A new report by New York Times reporter Maggie Haberman looked into the strange juxtaposition of President Donald Trump’s time on the golf course and his official presidential duties during his Christmas holiday.
“The days were generally marked by casual-wear trips to his nearby golf club, where he would talk with members and meet with White House advisers. The evenings were marked by elaborate dinners at Mar-a-Lago that included his family members, his campaign advisers and his national security aides,” wrote Haberman.
Unlike past holiday vacations, Trump is now under an impeachment investigation.
“Throughout Christmas week, the president watched the news coverage on impeachment and tweeted his frustrations with Speaker Nancy Pelosi for slowing down the process by refusing to send to the Senate the articles charging him with high crimes and misdemeanors,” Haberman recalled. “He spoke with advisers about what the Senate trial might look like.”
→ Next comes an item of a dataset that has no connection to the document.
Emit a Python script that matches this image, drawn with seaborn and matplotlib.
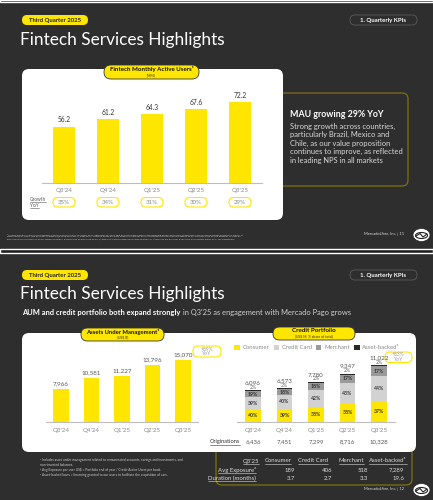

After the holiday, Trump responded to a violent attack on a group of Jews at a rabbi’s home in Monsey, New York by yelling at cosmetics billionaire Ronald Lauder for not supporting him, said three people briefed on the call.
Lauder employees a pollster who also works for Michael Bloomberg, a Trump antagonist who just filed to run for president.
“Trump said that he had done more for Jews than any other president and that he could still lose the Jewish vote,” quoted Haberman. “The president never mentioned campaign contributions, but advisers and others briefed on the call said he left the clear impression that was referring to financial support.”
Trump spoke with aides who gave him options for how to respond to a rocket attack on an Iraqi military base. Pompeo advocated killing Iranian Gen. Qassim Suleimani, someone he’s wanted to take out for years, according to Reuters.
By Jan. 2, Trump had already decided he agreed with Pompeo, and the wheels were turning.
“In the middle of a meeting with campaign advisers, he left the table to give the final authorization to kill General Suleimani,” reported Haberman. “The president then returned, and, compartmentalizing what had just happened, resumed talking about the campaign.”
The White House refused to confirm the action for hours, but Trump was tweeting about it, leaving out specifics. He stayed glued to his television and Twitter searching for those who supported him. He also kept score of those who opposed him, like Fox News host Tucker Carlson.
It was Jared Kushner who finally was able to pressure the president to say something to the American people by Jan. 3. He then went to join evangelical Christians gathering in Miami so they could pray over him and announce that Trump was humble and never bragged about being perfect.
He then returned to Mar-a-Lago, where his cultish following was available to shake his hand and reach out to touch him.
It was less than 24 hours later that Trump landed back in Washington, D.C., where reality slapped him in the face with the start of his fourth year in office beginning under the weight of scandals and impeachment.